Extrapolated Proximal Subgradient Algorithms for Nonconvex and Nonsmooth Fractional Programs

In this paper, we consider a broad class of nonsmooth and nonconvex fractional programs, where the numerator can be written as the sum of a continuously differentiable convex function whose gradient is Lipschitz continuous and a proper lower semicontinuous (possibly nonconvex) function, and the denominator is weakly convex over the constraint set. This model problem includes the composite optimization problems studied extensively lately, and encompasses many important modern fractional optimization problems arising from diverse areas such as the recently proposed scale invariant sparse signal reconstruction problem in signal processing.

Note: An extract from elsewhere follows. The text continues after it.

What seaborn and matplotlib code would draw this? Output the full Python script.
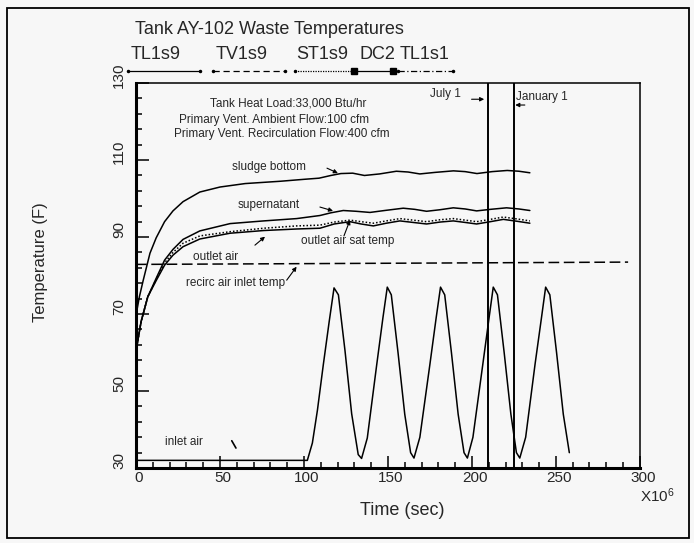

We propose a proximal subgradient algorithm with extrapolations for solving this optimization model and show that the iterated sequence generated by the algorithm is bounded and any of its limit points is a stationary point of the model problem. The choice of our extrapolation parameter is flexible and includes the popular extrapolation parameter adopted in the restarted Fast Iterative Shrinking-Threshold Algorithm (FISTA). By providing a unified analysis framework of descent methods, we establish the convergence of the full sequence under the assumption that a suitable merit function satisfies the Kurdyka--{\L}ojasiewicz (KL) property. In particular, our algorithm exhibits linear convergence for the scale invariant sparse signal reconstruction problem and the Rayleigh quotient problem over spherical constraint. In the case where the denominator is the maximum of finitely many continuously differentiable weakly convex functions, we also propose an enhanced extrapolated proximal subgradient algorithm with guaranteed convergence to a stronger notion of stationary points of the model problem. Finally, we illustrate the proposed methods by both analytical and simulated numerical examples.